Architecture
The AI DLP Proxy is designed as a high-performance, asynchronous gateway that sits between your users (or applications) and external LLM providers.
Sequence Diagram
The following diagram illustrates the request flow, highlighting the asyncio.Queue workers and parallel extraction logic.
Core Components
1. Proxy Core (mitmproxy)
The foundation is mitmproxy, a robust, interactive HTTPS proxy. It handles SSL/TLS Termination, connection management, and exposes a hook (DLPAddon) to intercept payloads. It now safely ignores binary payloads.
2. DLP Engine & Queue
The engine uses an asynchronous bounded queue (maxsize=1000) and a fixed number of persistent background workers (default 4). This bounded worker pool architecture protects the proxy from thread-thrashing and memory exhaustion under high concurrency.
- Static Analysis:
FlashTextextracts spans instantly. - ML Analysis:
Microsoft Presidiovia SpaCy (en_core_web_sm) is executed by the background workers without blocking the main event loop.
3. Smart JSON Payload Processing
Before extraction, the proxy parses the Content-Type header. If the payload is application/json, it is fully deserialized. The proxy then performs a recursive asynchronous traversal of the JSON tree. It applies NLP extraction only to string values, preserving keys, integers, and the structural integrity of the JSON. This ensures that a blacklisted term won't accidentally censor a JSON key like "model", which would return a 400 Bad Request from the LLM API.
4. Parallel Redaction & Offset Merging
In previous versions, static analysis was applied before ML, breaking the contextual window of the NLP model. Now, extraction runs in parallel on the pristine original string. Offsets (e.g., [(5, 12, "PASSWORD"), (8, 15, "PERSON")]) are collected, merged, deduplicated, and applied backwards. This guarantees 100% contextual accuracy for SpaCy.

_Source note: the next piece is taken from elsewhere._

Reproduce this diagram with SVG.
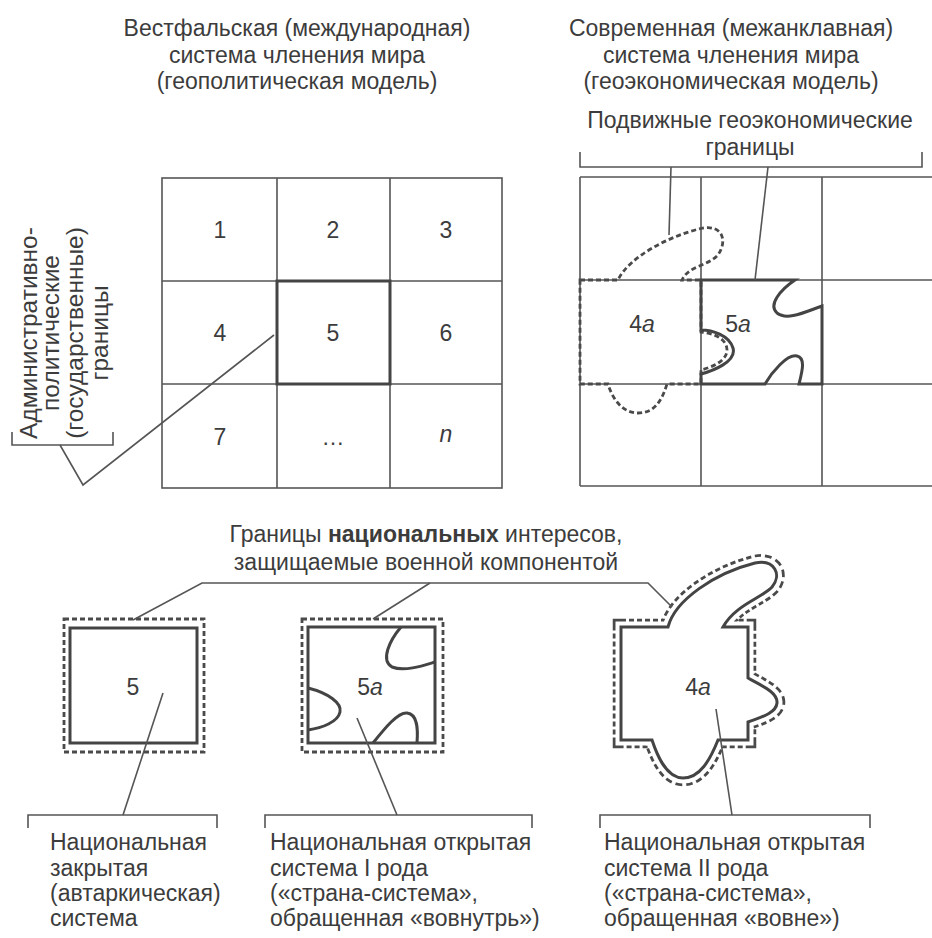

5. Atomic Secret Reloading
The engine spawns a background _vault_poller task that connects to HashiCorp Vault. Every 60 seconds, it fetches the latest secrets and creates a new KeywordProcessor in memory. Once ready, it performs an atomic reference swap, ensuring zero-downtime key rotation without locking the request pipeline.
6. Fail Closed Security
If any component of the proxy crashes, the exception is caught, and the proxy returns a well-formed JSON 500 error ({"error": {"message": "DLP Policy Violation"}}), explicitly avoiding opaque upstream parser failures.